Marshal Chess, manager del grupo en los setenta, le recomendó una cura que había en Suiza que consistía en purificar la sangre. En los medios se coló la información que el guitarrista se había cambiado la sangre “Es como una especie de vampiro- decía el Dayly Mirror- sería bueno averiguar de dónde consiguen la sangre pura”. La leyenda siguió viva y después de dejar a Anita se convirtió en un chico bueno que apenas se conformaba con perico, éter, marihuana, poppers y Jack Daniels para sus fiestas. Eran los ochenta y los Beatles llevaban 15 años separados. Lennon había muerto, Keith Moon de The Whoo también al igual que Gram Parsons, Elvis, Sid Vicious, Tom Scott primer vocalista de AC-DC, John Bonham de Led Zepellin y una cuadrilla más de aficionados al chute, pero Richards se mantenía incólume aunque Los Rolling Stones parecían estar destinados a la separación definitiva.
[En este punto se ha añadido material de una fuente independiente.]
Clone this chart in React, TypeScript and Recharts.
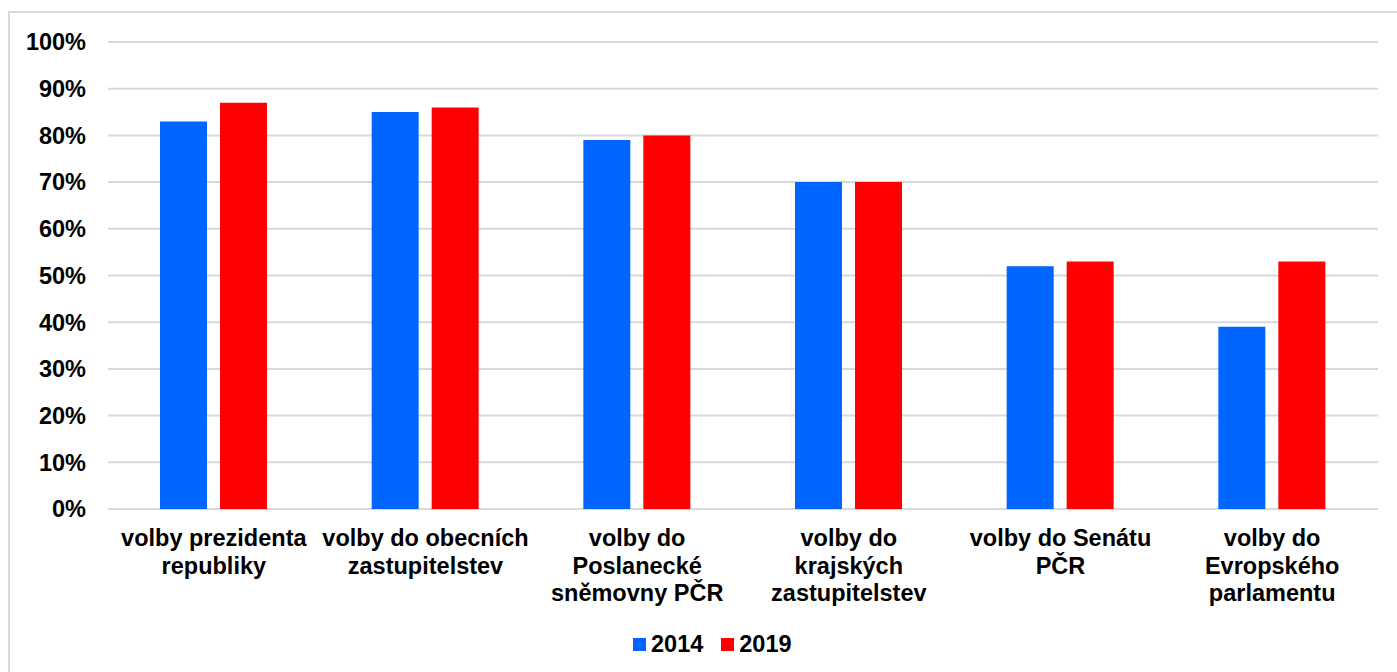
import React from "react";
import { BarChart, Bar, XAxis, YAxis, CartesianGrid, Legend } from "recharts";

const categories = [
  "volby prezidenta republiky",
  "volby do obecních zastupitelstev",
  "volby do Poslanecké sněmovny PČR",
  "volby do krajských zastupitelstev",
  "volby do Senátu PČR",
  "volby do Evropského parlamentu",
];
const categoryLines = [
  ["volby prezidenta", "republiky"],
  ["volby do obecních", "zastupitelstev"],
  ["volby do", "Poslanecké", "sněmovny PČR"],
  ["volby do", "krajských", "zastupitelstev"],
  ["volby do Senátu", "PČR"],
  ["volby do", "Evropského", "parlamentu"],
];
const values2014 = [83, 85, 79, 70, 52, 39];
const values2019 = [87, 86, 80, 70, 53, 53];
const yTicks = [0, 10, 20, 30, 40, 50, 60, 70, 80, 90, 100];
const seriesNames = ["2014", "2019"];
const colors = ["#0066FF", "#FF0000"];

const data = categories.map((c, i) => ({
  name: c,
  s2014: values2014[i],
  s2019: values2019[i],
}));

const FONT = "'Liberation Sans', Arial, sans-serif";
const FS = 23.5;

const CatTick = (props: any) => {
  const { x, y, index } = props;
  const lines = categoryLines[index] || [];
  return (
    <g>
      {lines.map((l, i) => (
        <text
          key={i}
          x={x}
          y={y + 37 + i * 27.5}
          textAnchor="middle"
          fontFamily={FONT}
          fontWeight="bold"
          fontSize={FS}
          fill="#000"
        >
          {l}
        </text>
      ))}
    </g>
  );
};

const LegendContent = () => (
  <div
    style={{
      display: "flex",
      alignItems: "center",
      marginLeft: 623,
      fontFamily: FONT,
      fontWeight: "bold",
      fontSize: FS,
      color: "#000",
      lineHeight: "26px",
    }}
  >
    {seriesNames.map((n, i) => (
      <div key={n} style={{ display: "flex", alignItems: "center", marginRight: 18 }}>
        <div style={{ width: 13, height: 13, background: colors[i], marginRight: 5 }} />
        <span>{n}</span>
      </div>
    ))}
  </div>
);

export default function App() {
  return (
    <div
      style={{
        position: "absolute",
        left: 8,
        top: 11,
        width: 1389,
        height: 661,
        borderTop: "2px solid #d9d9d9",
        borderLeft: "2px solid #d9d9d9",
        boxSizing: "border-box",
        background: "#fff",
      }}
    >
      <BarChart
        width={1387}
        height={659}
        data={data}
        margin={{ top: 29, right: 19, bottom: 17, left: 0 }}
        barSize={47}
        barGap={13}
      >
        <CartesianGrid vertical={false} stroke="#d9d9d9" strokeWidth={2} />
        <XAxis
          dataKey="name"
          axisLine={false}
          tickLine={false}
          tickSize={0}
          tickMargin={0}
          height={120}
          interval={0}
          tick={<CatTick />}
        />
        <YAxis
          domain={[0, 100]}
          ticks={yTicks}
          width={98}
          axisLine={false}
          tickLine={false}
          tickSize={0}
          tickMargin={22}
          interval={0}
          tickFormatter={(v: number) => `${v}%`}
          tick={{ fontFamily: FONT, fontWeight: "bold", fontSize: FS, fill: "#000" }}
        />
        <Legend
          content={<LegendContent />}
          wrapperStyle={{ position: "absolute", left: 0, top: 618, width: 1387 }}
        />
        <Bar dataKey="s2014" name={seriesNames[0]} fill={colors[0]} isAnimationActive={false} />
        <Bar dataKey="s2019" name={seriesNames[1]} fill={colors[1]} isAnimationActive={false} />
      </BarChart>
    </div>
  );
}
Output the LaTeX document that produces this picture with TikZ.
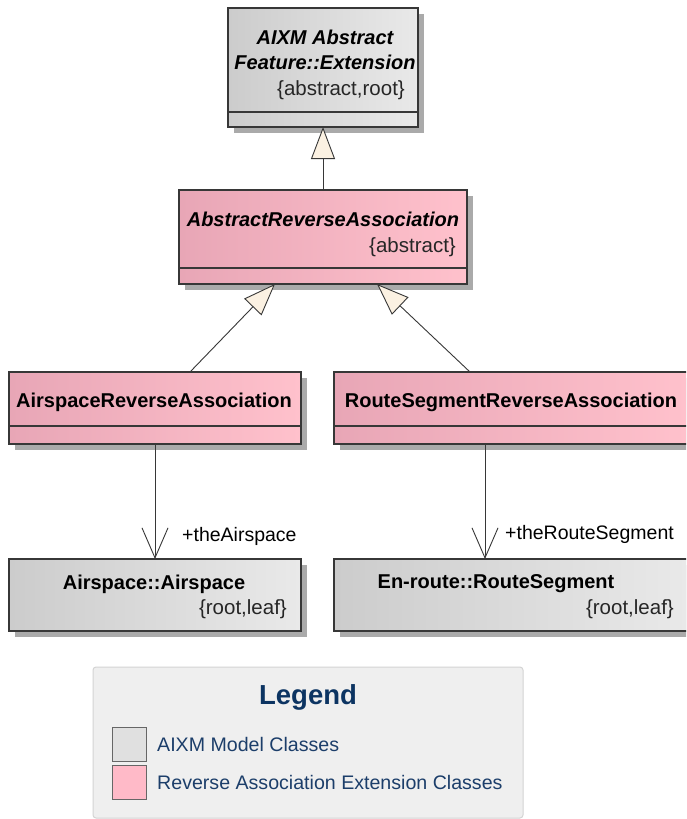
\documentclass[tikz,border=0pt]{standalone}
\usepackage{fontspec}
\setmainfont{Liberation Sans}
\usetikzlibrary{arrows.meta,shadows,calc}

\definecolor{classgrayL}{RGB}{204,204,204}
\definecolor{classgrayR}{RGB}{233,233,233}
\definecolor{classpinkL}{RGB}{232,166,182}
\definecolor{classpinkR}{RGB}{255,193,204}
\definecolor{classline}{RGB}{55,55,55}
\definecolor{shadowgray}{RGB}{170,170,170}
\definecolor{trifill}{RGB}{251,241,226}
\definecolor{legendbg}{RGB}{239,239,239}
\definecolor{legendframe}{RGB}{212,212,212}
\definecolor{legendtitle}{RGB}{12,52,98}
\definecolor{legendtext}{RGB}{28,62,106}
\definecolor{swatchgray}{RGB}{224,224,224}
\definecolor{swatchpink}{RGB}{255,186,200}

\tikzset{
  classbox/.style={draw=classline, line width=1.1pt, inner sep=0pt, outer sep=0pt,
    general shadow={fill=shadowgray, shadow xshift=6pt, shadow yshift=-6pt}},
  aixmclass/.style={classbox, left color=classgrayL, right color=classgrayR},
  extclass/.style={classbox, left color=classpinkL, right color=classpinkR},
  sepline/.style={draw=classline, line width=1.1pt},
  classname/.style={inner sep=0pt, font=\fontsize{20}{25}\selectfont\bfseries, text=black},
  abstractname/.style={classname, font=\fontsize{20}{25}\selectfont\bfseries\itshape, align=center},
  tagtext/.style={inner sep=0pt, font=\fontsize{20.5}{24}\selectfont, text=black!85},
  rolelabel/.style={inner sep=0pt, font=\fontsize{19.5}{22}\selectfont, text=black},
  generalize/.style={draw=classline, line width=0.9pt,
    -{Triangle[length=32pt, width=24pt, fill=trifill, line width=0.9pt]}},
  navigate/.style={draw=classline, line width=0.9pt,
    -{Straight Barb[length=30pt, width=26pt, line width=0.9pt]}},
  swatch/.style={draw=black!60, line width=1pt, minimum width=34pt, minimum height=34pt, inner sep=0pt},
  legendentry/.style={inner sep=0pt, anchor=west, font=\fontsize{19.6}{22}\selectfont, text=legendtext},
}

\begin{document}
\begin{tikzpicture}[x=1pt, y=-1pt]
  \useasboundingbox (0,0) rectangle (686,819);
  \clip (0,0) rectangle (686,819);
  \fill[white] (0,0) rectangle (686,819);

  % class boxes
  \node[aixmclass, minimum width=190pt, minimum height=119pt] (top) at (323,67.5) {};
  \node[extclass, minimum width=288pt, minimum height=94pt] (absra) at (323,237) {};
  \node[extclass, minimum width=292pt, minimum height=72pt] (arsa) at (155,408) {};
  \node[extclass, minimum width=354pt, minimum height=72pt] (rsra) at (511,408) {};
  \node[aixmclass, minimum width=292pt, minimum height=72pt] (air) at (155,595) {};
  \node[aixmclass, minimum width=354pt, minimum height=72pt] (rs) at (511,595) {};

  % attribute compartments
  \draw[sepline] ($(top.south west)+(0,-15)$) -- ($(top.south east)+(0,-15)$);
  \draw[sepline] ($(absra.south west)+(0,-16)$) -- ($(absra.south east)+(0,-16)$);
  \draw[sepline] ($(arsa.south west)+(0,-18)$) -- ($(arsa.south east)+(0,-18)$);
  \draw[sepline] ($(rsra.south west)+(0,-18)$) -- ($(rsra.south east)+(0,-18)$);

  % class names and tagged values
  \node[abstractname] (topname) at (325,50) {AIXM Abstract\\Feature::Extension};
  \node[tagtext, anchor=east] (toptag) at (405,90) {\{abstract,root\}};
  \node[abstractname] (absname) at (323,219) {AbstractReverseAssociation};
  \node[tagtext, anchor=east] (abstag) at (456,247) {\{abstract\}};
  \node[classname] (arsaname) at (154,402) {AirspaceReverseAssociation};
  \node[classname] (rsraname) at (511,402) {RouteSegmentReverseAssociation};
  \node[classname] (airname) at (154,584) {Airspace::Airspace};
  \node[tagtext, anchor=east] (airtag) at (287,609) {\{root,leaf\}};
  \node[classname] (rsname) at (496,584) {En-route::RouteSegment};
  \node[tagtext, anchor=east] (rstag) at (674,609) {\{root,leaf\}};

  % generalizations
  \draw[generalize] (absra.north) -- (top.south);
  \draw[generalize] ([xshift=35pt]arsa.north) -- ([xshift=-48pt]absra.south);
  \draw[generalize] ([xshift=-41pt]rsra.north) -- ([xshift=54pt]absra.south);

  % navigable associations
  \draw[navigate] (arsa.south) -- (air.north);
  \draw[navigate] ([xshift=-26pt]rsra.south) -- ([xshift=-26pt]rs.north);
  \node[rolelabel, anchor=west] (airrole) at (182,536) {+theAirspace};
  \node[rolelabel, anchor=west] (rsrole) at (505,534) {+theRouteSegment};

  % legend
  \node[draw=legendframe, fill=legendbg, line width=1pt, rounded corners=3pt,
        minimum width=430pt, minimum height=151pt] (legend) at (308,742.5) {};
  \node[inner sep=0pt, font=\fontsize{27.5}{30}\selectfont\bfseries, text=legendtitle]
        (legendtitle) at (308,697) {Legend};
  \node[swatch, fill=swatchgray] (swgray) at (129.5,744.5) {};
  \node[swatch, fill=swatchpink] (swpink) at (129.5,782.5) {};
  \node[legendentry] (lgray) at (157,744) {AIXM Model Classes};
  \node[legendentry] (lpink) at (157,782) {Reverse Association Extension Classes};
\end{tikzpicture}
\end{document}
Y es que Jagger empezó a ver que sería mejor reinventarse como solista y  convertirse en un fenómeno de masas como Michael Jackson. Primitive Cool, su primer disco en solitario, sirvió para convencer al público que el sonido de los Stones provenía del poder de su guitarra líder y no de su vocalista. Las peleas entre los dos se hicieron conocidas y mientras Keith se burlaba de su amigo llamándolo “Brenda” “Verga flácida” y “Drag queen”, Jagger respondía diciendo que ignoraba sus insultos porque “Nadie se toma en serio a un yonkie”.

Pero el yonkie estaba limpio y para vengarse de su cantante se inventó un grupo, los X pensive-Winos y a punta de blues y rock demostró que podía rociarse con gasolina y prenderse fuego y aún así resucitar una y otra vez y Jagger, con el rabito entre las piernas, tuvo que comerse la humillación y volver a los Stones y vivir, en plena década de los noventa y contra todo pronóstico, una década de esplendor como cuando empezaron.

Y ahí sigue Richards, 52 años después de toda la explosión, refugiado en la biblioteca de su casa en Connecticut, comiendo pastel de carne con bacon, esperando que pase el invierno para ponerse de nuevo en la ruta, haciendo más conciertos, viniendo ojalá a Colombia en este año que recién empieza. El hombre que esnifó las cenizas de su padre mezcladas en una raya de cocaína, es una máquina de movimiento perpetuo que sólo se detendrá cuando un meteorito caiga sobre él. No veremos su muerte, ya para entonces todos los humanos nos habremos extinguido; sobre el planeta sólo quedarán las cucarachas, las ratas y el gran Keith Richards.